Os planos para o orçamento também refletem um consumidor menos confiante. Na medição trimestral, o índice de confiança brasileiro perdeu seis pontos e chegou a 95, abandonando a zona dos países com nota superior a 100, considerados otimistas. O país ficou também abaixo da média global, em 96 pontos. Foi o maior declínio trimestral brasileiro desde 2011 e a primeira vez desde então que o Brasil perdeu o reinado de confiança na América Latina.

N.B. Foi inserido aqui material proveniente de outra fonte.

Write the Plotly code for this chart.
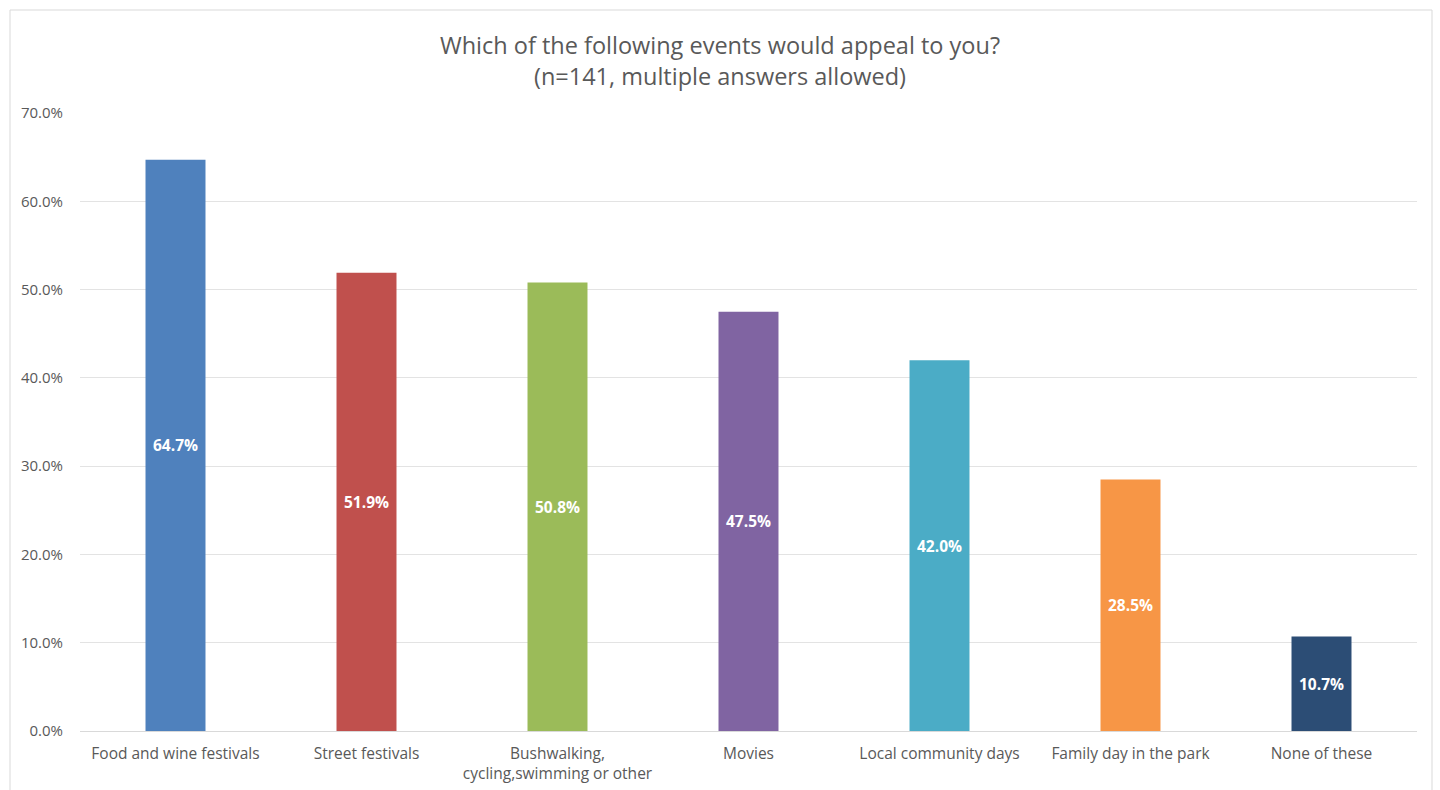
import plotly.graph_objects as go

categories = ["Food and wine festivals", "Street festivals", "Bushwalking,<br>cycling,swimming or other",
              "Movies", "Local community days", "Family day in the park", "None of these"]
values = [64.7, 51.9, 50.8, 47.5, 42.0, 28.5, 10.7]
colors = ["#4F81BD", "#C0504D", "#9BBB59", "#8064A2", "#4BACC6", "#F79646", "#2C4D75"]
y_ticks = [0, 10, 20, 30, 40, 50, 60, 70]
y_tick_labels = [f"{v:.1f}%" for v in y_ticks]

W, H = 1440, 790
L, R, T, B = 80, 23, 113, 59

fig = go.Figure(go.Bar(
    x=categories, y=values,
    marker=dict(color=colors, line=dict(width=0)),
    text=[f"{v:.1f}%" for v in values],
    textposition="inside", insidetextanchor="middle",
    textfont=dict(family="Open Sans", size=15.5, color="white", weight="bold"),
    textangle=0,
    cliponaxis=False,
))

pw = W - L - R
ph = H - T - B
fig.add_shape(type="rect", xref="paper", yref="paper",
              x0=(10 - L) / pw, x1=(1432 - L) / pw,
              y0=(H - B - 800) / ph, y1=(H - B - 10) / ph,
              line=dict(color="#D9D9D9", width=1), fillcolor="rgba(0,0,0,0)", layer="below")

fig.update_layout(
    width=W, height=H,
    margin=dict(l=L, r=R, t=T, b=B, autoexpand=False),
    paper_bgcolor="white", plot_bgcolor="white",
    bargap=0.686,
    showlegend=False,
    font=dict(family="Open Sans", color="#595959"),
    title=dict(text="Which of the following events would appeal to you?<br>(n=141, multiple answers allowed)",
               x=0.5, xanchor="center", y=1 - 54 / H, yanchor="middle",
               font=dict(size=23.5, color="#595959")),
    xaxis=dict(showgrid=False, showline=False, ticks="", tickfont=dict(size=15.5, color="#595959"),
               ticklabelstandoff=11, automargin=False),
    yaxis=dict(range=[0, 70], tickvals=y_ticks, ticktext=y_tick_labels,
               showgrid=True, gridcolor="#E3E3E3", gridwidth=1,
               zeroline=True, zerolinecolor="#D9D9D9", zerolinewidth=1,
               showline=False, ticks="", tickfont=dict(size=15, color="#595959"),
               ticklabelstandoff=16, automargin=False),
)

fig.write_html("out.html")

Naquele momento e novamente no quarto trimestre de 2014, os peruanos ultrapassaram os brasileiros.

No relatório global referente à pesquisa, a equipe de pesquisadores da Nielsen considera que, provavelmente, os relatos de corrupção na Petrobras e a queda acentuada nos preços do petróleo contribuiram ainda mais para a incerteza de mercado e o sentimento do consumidor. Quando questionados se o país está em recessão, os brasileiros também se destacaram negativamente ­ 73% disseram que sim no quarto trimestre de 2014, contra 51% um ano antes. É o maior nível para o país desde que a Nielsen começou a apurar o sentimento, em 2008.

O país está na contramão global, em que 58% dos 60 mercados medidos pela consultoria reportaram uma melhora anual no sentimento relacionado a recessão. A parcela dos que veem crescimento negativo caiu 16 pontos percentuais nos Estados Unidos, por exemplo. Na lista das principais preocupações para os próximos seis meses, a economia lidera, com 16%. Depois vem a  saúde, com 14%, e o equilíbrio entre trabalho e vida, com 10%. O aumento das contas de energia e gás aparece em quarto na lista de 19 itens, seguido pela alta nos preços dos alimentos e pela segurança no trabalho.

A inflação é um ponto chave nesse cenário, na opinião de Arlete. Um espírito mais positivo por parte do consumidor deve surgir, diz, se a equipe econômica demonstrar capacidade de controlar o nível de preços.  A pesquisa da Nielsen é feita pela internet, o que, ao mesmo tempo em que permite o alcance de 60 países, pode ter um viés, já que oferece uma perspectiva dos hábitos dos usuários de internet. Em países em desenvolvimento, pondera a consultoria, os entrevistados podem ser mais jovens e afluentes do que a população em geral.